Margins at the small car end of the business are razor thin. This creates a vulnerability in business viability that is especially evident when looking at the Sub-B cars. That will be less of an issue if they can be made cheaply - in emerging markets, where they may also meet burgeoning new demand as the local population's per capita income levels rise along with four-wheel motorisation. The VW up! is made in Brazil (Taubate) and at Bratislava in Slovakia. It certainly helps that it's not made in higher cost Germany. The Brazilian plant also makes the Gol (Portuguese for goal) and is highly geared to meeting local market needs - itself a problematic area as Brazil experienced recession in recent years.  

The issue for the up! is profitability in Europe - where most of its sales are - and how to fit the car into the overall strategy for flexible "modular component system" architectures within VW Group. The MQB (AO) architecture has been set-up as VW's next generation small car architecture - new Polo is on it as is SEAT's latest Ibiza. It has been conceived primarily to meet the needs of group cars in that slightly larger B-Segment.

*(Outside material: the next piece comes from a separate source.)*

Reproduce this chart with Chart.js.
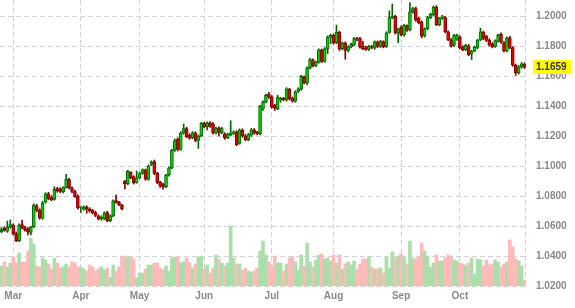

The current up! is on a smaller platform - PQ12 or VAG MHB (sometimes also known as 'New Small Family').

The dilemma for VW is how to replace the up! (new model provisionally expected in Q1 2019). Manufacturing economics points to using the MQB (AO) architecture as a basis in order to exploit standardised VW Group components and design engineering efficiencies. However, that architecture comes with larger dimensions that could be problematic for the up!, which needs to be clearly differentiated on price - and customer perceptions - from the supermini class Polo. It may be possible to do that and go to MQB (AO), but there is nevertheless, a potential issue if next up! becomes a bit larger. And to be blunt, why would VW want to sell a cheaper than Polo similarly sized up! in the European market? It might reasonably prefer to simplify things and just offer the Polo.

Can next up! volumes be justified on a global basis and with a continuation - in some form - of the current platform?

Such a strategy would create a new problem though: a big hole in volumes from the loss of European sales. Can next up! volumes be justified on a global basis and with a continuation - in some form - of the current platform? Can Skoda come to the rescue? Probably not, at least looking at current numbers. The Volkswagen Group sold some 170,000 units of the up! in CY2016, plus 41,250 Skoda Citigos and 18,700 units of the SEAT Mii, so all in all, close to 230,000 cars. But the up! is by far the most significant seller and Europe is the lion's share of that.

One opportunity may lay in the strategy for India, a success story for the Skoda brand that may support a low-cost city car model being manufactured locally. Perhaps the answer for next up!/Citigo/Mii lies in much higher volume for emerging markets and making it as low-cost as possible. That's one way to go and might justify MQB (AO), but with the car not sold in Europe. There is talk of an adapted - and lower cost - MQB platform for India, allied to a big export role for an Indian plant geared up to source emerging markets globally. It would undoubtedly be a stretch to grow the numbers that much outside of Europe though, at least in the medium-term. Much would hinge on assessments of the Indian market's prospects to 2025.

VW has just announced a boost to its electrification strategy, so thinking about that and an electrified up! for Europe may also inform the strategy for the next up!. It does look, however, like something of a dilemma for VW. Does it somehow fudge the numbers and keep it on using an update of the current platform (costly) or somehow put it on MQB (risking cannibalisation of Polo if it is sold in Europe). The up! is applauded by many (including me) as a triumph for design, packaging and refreshing minimalism. It's a fun car to drive. It could well be that the numbers don't quite add up though.